— BEGIN ROWS —

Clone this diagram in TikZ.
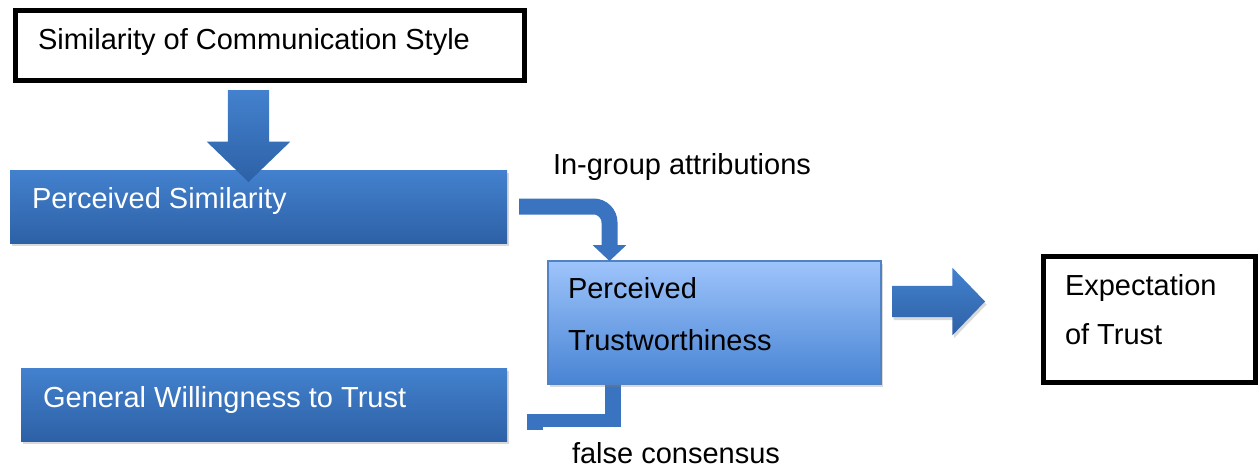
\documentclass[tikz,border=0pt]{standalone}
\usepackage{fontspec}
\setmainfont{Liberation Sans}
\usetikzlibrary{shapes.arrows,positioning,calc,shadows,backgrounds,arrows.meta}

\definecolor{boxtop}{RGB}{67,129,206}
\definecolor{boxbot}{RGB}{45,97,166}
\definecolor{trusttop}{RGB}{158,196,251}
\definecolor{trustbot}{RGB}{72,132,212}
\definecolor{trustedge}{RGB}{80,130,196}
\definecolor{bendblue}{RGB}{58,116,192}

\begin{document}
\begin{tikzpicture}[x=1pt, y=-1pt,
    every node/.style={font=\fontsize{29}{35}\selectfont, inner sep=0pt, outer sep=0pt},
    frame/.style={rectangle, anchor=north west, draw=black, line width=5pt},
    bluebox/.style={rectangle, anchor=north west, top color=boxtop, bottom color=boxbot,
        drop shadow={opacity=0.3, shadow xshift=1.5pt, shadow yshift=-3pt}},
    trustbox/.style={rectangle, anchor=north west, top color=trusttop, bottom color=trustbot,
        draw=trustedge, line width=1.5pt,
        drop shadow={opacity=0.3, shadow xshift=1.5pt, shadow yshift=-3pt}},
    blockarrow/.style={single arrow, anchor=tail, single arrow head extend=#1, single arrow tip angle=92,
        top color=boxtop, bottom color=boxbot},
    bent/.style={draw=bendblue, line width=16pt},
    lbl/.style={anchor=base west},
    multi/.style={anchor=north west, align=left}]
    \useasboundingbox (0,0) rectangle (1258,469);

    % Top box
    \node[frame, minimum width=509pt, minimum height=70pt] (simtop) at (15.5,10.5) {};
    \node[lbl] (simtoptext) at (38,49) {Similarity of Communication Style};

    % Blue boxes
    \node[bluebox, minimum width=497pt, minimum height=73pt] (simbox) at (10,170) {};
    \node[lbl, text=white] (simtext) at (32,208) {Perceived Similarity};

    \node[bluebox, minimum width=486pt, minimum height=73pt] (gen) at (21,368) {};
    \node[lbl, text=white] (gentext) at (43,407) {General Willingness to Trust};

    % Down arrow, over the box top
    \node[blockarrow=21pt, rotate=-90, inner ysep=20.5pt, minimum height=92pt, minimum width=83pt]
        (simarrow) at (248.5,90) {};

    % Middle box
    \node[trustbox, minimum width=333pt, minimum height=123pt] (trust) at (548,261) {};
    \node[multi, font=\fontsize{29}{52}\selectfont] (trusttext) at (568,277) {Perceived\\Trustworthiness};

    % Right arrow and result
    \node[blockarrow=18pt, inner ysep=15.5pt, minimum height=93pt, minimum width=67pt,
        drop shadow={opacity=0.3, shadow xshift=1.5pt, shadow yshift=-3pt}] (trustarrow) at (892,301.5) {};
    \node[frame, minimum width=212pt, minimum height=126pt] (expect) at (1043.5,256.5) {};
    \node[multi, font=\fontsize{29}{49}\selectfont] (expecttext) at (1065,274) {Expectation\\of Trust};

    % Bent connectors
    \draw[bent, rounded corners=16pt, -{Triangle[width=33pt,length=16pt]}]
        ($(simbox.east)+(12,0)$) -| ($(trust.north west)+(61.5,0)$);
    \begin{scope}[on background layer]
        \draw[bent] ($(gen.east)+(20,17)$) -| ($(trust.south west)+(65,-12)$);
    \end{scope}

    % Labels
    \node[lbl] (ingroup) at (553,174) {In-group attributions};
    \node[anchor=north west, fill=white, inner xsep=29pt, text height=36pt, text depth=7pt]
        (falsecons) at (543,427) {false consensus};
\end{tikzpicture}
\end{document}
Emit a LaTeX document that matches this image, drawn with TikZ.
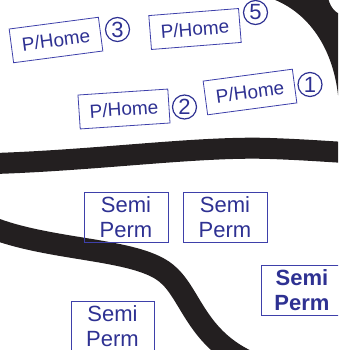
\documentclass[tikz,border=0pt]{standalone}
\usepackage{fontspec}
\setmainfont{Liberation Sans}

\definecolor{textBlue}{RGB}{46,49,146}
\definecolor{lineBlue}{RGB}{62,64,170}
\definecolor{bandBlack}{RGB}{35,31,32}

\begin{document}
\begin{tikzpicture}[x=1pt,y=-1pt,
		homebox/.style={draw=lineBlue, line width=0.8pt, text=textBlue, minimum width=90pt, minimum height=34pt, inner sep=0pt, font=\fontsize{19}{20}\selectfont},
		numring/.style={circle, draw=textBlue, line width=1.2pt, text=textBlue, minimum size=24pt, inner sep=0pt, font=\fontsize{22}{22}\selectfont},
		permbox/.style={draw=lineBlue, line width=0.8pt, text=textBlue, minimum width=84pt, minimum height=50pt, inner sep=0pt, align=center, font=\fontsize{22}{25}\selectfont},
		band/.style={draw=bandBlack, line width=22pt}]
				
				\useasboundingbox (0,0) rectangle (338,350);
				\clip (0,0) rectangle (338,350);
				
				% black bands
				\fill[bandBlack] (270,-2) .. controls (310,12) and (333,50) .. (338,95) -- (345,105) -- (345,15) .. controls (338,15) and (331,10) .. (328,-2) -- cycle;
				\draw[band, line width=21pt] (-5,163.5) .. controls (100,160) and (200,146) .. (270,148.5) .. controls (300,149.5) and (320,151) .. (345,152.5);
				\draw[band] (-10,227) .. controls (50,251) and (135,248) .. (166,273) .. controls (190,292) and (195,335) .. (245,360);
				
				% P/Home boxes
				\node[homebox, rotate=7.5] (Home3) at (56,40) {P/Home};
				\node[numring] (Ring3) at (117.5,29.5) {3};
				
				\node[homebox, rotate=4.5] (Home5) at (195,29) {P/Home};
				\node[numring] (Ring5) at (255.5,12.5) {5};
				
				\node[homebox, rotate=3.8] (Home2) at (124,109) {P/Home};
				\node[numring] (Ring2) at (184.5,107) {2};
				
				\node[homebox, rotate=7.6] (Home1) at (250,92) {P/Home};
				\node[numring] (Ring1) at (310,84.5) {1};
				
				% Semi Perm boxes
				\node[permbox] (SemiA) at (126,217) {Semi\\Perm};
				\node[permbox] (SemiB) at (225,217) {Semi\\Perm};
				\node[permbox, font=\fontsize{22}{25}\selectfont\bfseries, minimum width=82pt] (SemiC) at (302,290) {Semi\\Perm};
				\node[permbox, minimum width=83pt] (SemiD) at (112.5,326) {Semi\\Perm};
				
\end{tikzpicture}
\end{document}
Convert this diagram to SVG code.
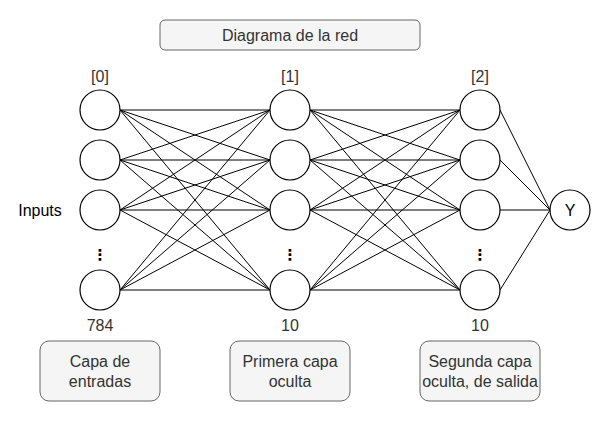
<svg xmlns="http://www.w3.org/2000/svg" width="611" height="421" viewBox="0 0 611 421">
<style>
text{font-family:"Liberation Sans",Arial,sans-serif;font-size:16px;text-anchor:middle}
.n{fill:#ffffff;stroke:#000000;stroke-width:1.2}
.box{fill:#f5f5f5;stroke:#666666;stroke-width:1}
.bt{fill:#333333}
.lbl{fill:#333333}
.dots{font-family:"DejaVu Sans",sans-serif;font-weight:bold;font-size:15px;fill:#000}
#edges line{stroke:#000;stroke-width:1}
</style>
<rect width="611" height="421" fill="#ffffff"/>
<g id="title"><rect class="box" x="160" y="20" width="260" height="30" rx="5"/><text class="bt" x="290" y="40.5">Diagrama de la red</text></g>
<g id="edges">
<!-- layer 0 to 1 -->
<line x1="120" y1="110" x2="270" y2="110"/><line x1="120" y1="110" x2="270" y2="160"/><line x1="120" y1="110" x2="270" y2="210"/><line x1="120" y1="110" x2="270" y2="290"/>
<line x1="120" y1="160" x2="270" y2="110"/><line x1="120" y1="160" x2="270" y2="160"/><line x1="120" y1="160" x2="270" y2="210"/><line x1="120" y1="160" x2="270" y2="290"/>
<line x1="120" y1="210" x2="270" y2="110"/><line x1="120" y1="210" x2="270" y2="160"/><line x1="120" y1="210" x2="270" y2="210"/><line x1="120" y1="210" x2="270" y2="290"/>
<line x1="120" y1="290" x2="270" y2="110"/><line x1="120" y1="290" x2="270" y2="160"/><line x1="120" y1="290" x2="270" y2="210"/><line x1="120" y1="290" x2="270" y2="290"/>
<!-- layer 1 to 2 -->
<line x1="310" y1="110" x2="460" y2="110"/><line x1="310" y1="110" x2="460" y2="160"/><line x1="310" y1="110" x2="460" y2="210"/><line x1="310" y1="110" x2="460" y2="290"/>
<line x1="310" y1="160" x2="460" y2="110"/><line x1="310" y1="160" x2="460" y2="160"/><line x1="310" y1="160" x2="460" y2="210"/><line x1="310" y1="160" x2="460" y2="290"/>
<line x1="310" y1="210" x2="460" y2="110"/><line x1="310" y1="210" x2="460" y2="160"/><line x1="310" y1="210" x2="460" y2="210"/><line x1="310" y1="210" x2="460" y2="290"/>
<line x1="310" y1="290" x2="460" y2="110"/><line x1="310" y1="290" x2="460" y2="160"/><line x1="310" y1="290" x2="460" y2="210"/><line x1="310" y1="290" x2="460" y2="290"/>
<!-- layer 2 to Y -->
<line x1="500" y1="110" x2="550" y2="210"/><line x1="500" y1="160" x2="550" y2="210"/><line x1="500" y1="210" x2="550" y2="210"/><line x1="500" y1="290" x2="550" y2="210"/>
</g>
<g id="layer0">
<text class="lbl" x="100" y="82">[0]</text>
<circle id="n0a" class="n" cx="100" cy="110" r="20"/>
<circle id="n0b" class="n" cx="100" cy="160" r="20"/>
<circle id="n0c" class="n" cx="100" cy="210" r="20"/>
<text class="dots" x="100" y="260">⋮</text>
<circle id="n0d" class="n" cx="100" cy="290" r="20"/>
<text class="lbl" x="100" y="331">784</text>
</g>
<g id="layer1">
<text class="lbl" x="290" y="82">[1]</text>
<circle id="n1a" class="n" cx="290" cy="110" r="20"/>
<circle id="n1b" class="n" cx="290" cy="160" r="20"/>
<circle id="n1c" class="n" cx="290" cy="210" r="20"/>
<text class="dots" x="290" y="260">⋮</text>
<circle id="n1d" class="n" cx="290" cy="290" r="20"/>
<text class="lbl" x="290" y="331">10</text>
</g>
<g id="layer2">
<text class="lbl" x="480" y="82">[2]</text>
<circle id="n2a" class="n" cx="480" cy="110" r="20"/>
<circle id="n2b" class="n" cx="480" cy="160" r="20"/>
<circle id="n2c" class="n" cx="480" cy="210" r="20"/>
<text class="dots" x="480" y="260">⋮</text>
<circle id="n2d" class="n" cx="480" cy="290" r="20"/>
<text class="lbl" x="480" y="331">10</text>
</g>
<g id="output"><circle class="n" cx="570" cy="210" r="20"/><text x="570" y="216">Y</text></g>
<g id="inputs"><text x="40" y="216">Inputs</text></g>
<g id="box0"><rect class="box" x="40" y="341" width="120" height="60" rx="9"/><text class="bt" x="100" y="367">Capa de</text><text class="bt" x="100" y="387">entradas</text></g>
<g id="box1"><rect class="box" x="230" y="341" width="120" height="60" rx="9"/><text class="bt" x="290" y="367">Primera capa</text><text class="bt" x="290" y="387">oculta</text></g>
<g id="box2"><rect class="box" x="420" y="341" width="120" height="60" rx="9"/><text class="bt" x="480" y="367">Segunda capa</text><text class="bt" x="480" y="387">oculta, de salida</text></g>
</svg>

— END ROWS —

Select and copy every line from the records that includes the word "this".

Clone this diagram in TikZ.
Emit a LaTeX document that matches this image, drawn with TikZ.
Convert this diagram to SVG code.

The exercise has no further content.